- [WHAT TO WORK ON]
What is the number of lines that include the word "seaborn"? Provide only that figure.

- [DATASET CONTENT]

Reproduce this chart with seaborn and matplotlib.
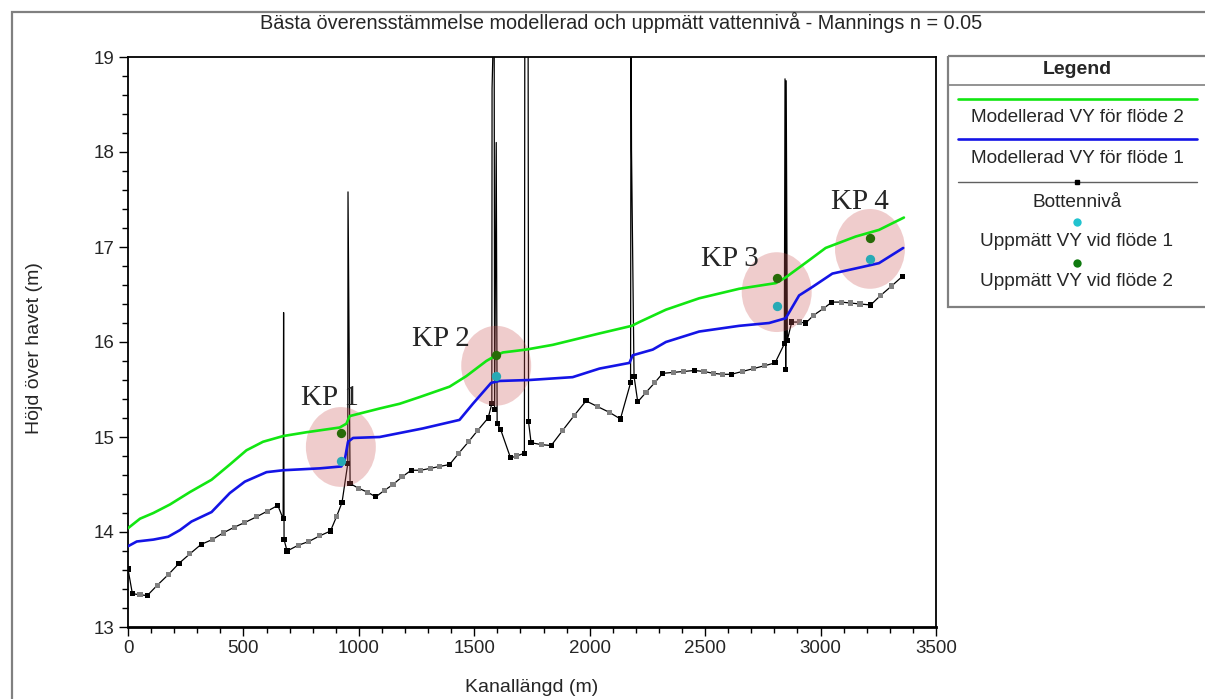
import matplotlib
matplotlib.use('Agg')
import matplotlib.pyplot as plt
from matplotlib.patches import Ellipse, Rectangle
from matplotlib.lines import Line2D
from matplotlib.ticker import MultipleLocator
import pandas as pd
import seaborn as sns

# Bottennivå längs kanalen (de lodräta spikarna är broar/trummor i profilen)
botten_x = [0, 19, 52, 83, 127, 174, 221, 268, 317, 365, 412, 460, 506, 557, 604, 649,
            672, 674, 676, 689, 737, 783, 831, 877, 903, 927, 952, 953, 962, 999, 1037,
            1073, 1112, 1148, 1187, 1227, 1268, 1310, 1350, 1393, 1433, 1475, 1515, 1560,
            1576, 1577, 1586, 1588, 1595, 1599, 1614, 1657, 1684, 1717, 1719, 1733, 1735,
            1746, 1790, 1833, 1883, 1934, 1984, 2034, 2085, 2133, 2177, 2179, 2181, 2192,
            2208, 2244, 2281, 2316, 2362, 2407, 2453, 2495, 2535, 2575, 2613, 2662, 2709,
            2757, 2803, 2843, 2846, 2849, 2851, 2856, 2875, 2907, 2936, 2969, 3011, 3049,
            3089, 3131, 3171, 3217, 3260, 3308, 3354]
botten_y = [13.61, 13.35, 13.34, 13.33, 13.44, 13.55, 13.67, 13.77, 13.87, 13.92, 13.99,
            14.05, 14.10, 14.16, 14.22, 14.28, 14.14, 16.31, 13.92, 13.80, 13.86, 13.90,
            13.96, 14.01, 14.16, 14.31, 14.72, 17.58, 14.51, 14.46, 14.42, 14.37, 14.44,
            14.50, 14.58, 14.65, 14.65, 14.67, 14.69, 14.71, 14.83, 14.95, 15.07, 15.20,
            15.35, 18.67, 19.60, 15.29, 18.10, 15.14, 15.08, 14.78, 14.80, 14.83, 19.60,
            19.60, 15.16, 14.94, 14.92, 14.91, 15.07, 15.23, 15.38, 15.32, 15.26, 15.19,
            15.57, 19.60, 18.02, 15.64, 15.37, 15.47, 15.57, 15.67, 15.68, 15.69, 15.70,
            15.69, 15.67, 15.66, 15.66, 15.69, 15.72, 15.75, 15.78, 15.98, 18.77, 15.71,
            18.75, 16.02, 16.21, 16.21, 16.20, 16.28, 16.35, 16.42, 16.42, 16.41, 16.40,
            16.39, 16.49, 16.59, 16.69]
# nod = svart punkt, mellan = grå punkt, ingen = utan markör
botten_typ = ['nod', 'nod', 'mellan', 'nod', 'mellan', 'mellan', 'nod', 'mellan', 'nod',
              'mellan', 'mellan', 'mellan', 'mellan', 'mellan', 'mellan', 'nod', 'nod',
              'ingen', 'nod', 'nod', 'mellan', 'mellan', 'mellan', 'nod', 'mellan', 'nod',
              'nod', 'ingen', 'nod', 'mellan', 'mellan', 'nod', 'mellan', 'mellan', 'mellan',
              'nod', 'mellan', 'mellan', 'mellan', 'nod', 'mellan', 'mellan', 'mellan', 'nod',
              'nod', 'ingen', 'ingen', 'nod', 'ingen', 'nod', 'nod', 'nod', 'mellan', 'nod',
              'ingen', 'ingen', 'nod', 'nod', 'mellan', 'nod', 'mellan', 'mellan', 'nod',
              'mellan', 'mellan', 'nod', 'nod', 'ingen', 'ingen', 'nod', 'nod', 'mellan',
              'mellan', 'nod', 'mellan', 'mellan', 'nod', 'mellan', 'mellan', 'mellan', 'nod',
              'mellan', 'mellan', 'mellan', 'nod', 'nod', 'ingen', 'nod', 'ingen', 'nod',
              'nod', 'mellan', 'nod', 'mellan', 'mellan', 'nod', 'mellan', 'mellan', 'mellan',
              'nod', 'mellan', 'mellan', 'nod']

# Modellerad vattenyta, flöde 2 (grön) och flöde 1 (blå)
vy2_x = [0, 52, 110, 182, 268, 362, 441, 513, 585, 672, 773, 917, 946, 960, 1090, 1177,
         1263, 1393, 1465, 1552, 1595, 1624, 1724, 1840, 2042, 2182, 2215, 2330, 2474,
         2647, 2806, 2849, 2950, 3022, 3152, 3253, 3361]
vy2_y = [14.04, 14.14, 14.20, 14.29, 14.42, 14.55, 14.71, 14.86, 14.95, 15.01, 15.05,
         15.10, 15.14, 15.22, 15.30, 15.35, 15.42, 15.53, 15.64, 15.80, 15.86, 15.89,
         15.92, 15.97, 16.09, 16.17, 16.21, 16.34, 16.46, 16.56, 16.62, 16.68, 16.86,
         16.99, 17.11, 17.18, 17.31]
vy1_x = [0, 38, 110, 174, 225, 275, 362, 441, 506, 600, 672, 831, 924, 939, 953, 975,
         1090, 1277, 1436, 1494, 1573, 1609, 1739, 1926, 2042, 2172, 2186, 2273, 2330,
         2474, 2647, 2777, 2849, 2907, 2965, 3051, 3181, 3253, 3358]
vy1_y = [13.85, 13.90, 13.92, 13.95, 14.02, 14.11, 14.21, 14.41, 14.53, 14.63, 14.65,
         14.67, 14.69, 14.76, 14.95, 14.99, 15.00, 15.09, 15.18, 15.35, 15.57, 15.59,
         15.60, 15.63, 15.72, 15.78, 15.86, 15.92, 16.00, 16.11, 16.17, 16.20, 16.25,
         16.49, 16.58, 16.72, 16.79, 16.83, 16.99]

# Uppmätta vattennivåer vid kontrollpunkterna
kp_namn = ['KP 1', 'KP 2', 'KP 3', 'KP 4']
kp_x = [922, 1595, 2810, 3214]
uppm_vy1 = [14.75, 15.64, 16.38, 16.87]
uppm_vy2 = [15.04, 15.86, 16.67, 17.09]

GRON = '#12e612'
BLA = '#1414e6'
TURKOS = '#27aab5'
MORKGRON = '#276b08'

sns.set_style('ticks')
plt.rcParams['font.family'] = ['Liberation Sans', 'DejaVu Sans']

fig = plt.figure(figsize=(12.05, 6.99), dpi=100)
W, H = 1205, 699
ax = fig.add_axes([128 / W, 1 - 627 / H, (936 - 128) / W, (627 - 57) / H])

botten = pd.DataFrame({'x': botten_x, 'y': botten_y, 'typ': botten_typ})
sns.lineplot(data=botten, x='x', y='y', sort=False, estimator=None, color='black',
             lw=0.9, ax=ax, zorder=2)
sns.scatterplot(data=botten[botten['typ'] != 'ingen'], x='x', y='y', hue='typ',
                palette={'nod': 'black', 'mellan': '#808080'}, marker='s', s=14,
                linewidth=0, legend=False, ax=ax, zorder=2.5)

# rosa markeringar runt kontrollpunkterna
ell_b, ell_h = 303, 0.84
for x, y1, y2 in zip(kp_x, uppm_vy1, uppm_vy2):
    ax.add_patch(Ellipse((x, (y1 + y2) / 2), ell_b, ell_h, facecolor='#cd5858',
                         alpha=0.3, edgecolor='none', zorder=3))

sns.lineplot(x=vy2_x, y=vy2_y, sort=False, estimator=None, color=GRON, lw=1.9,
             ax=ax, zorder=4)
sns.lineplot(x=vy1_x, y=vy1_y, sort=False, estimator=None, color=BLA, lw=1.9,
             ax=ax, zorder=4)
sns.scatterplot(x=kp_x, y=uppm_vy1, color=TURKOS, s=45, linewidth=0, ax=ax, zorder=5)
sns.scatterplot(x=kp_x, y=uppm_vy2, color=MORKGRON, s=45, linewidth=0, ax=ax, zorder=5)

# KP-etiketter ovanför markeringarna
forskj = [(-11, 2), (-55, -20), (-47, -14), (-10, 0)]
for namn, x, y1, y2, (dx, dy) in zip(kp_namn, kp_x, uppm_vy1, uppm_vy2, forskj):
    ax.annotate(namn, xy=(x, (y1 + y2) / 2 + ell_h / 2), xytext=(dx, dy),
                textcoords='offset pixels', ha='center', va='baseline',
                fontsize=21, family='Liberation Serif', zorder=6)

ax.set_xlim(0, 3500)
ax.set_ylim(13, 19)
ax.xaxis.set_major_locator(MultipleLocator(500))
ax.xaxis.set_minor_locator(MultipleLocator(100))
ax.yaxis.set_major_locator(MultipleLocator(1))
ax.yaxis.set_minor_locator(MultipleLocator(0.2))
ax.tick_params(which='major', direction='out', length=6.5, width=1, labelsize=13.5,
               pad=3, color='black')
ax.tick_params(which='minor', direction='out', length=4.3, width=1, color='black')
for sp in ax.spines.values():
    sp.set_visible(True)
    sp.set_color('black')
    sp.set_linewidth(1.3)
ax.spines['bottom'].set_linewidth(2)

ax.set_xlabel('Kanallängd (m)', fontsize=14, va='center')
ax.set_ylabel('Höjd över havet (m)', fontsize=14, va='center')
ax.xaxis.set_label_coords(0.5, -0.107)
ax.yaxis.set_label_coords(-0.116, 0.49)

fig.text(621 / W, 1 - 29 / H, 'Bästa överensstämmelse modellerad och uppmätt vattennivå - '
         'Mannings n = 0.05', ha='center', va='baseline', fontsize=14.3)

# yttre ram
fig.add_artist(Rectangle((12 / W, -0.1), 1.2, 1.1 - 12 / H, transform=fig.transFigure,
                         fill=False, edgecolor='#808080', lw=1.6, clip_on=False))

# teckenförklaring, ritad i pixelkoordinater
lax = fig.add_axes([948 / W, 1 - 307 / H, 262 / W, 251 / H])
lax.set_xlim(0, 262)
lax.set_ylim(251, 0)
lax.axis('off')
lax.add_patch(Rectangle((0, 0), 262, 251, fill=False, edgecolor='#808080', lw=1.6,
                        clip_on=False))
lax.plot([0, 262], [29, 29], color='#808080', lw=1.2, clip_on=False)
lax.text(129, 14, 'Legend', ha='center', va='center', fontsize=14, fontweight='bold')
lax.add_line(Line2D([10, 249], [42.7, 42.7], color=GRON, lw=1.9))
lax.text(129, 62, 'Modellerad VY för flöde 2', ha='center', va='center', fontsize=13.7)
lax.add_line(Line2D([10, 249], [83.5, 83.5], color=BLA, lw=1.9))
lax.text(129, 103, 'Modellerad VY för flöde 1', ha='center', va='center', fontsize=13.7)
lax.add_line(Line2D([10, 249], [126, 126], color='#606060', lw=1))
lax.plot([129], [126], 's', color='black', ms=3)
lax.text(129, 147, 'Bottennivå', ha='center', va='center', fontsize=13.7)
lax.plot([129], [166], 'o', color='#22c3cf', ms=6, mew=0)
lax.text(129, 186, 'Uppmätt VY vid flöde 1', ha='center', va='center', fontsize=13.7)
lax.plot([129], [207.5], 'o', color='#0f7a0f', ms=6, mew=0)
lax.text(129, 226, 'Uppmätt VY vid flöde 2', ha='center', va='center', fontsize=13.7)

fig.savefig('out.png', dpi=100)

- [SOLUTION TO THIS PROBLEM]
2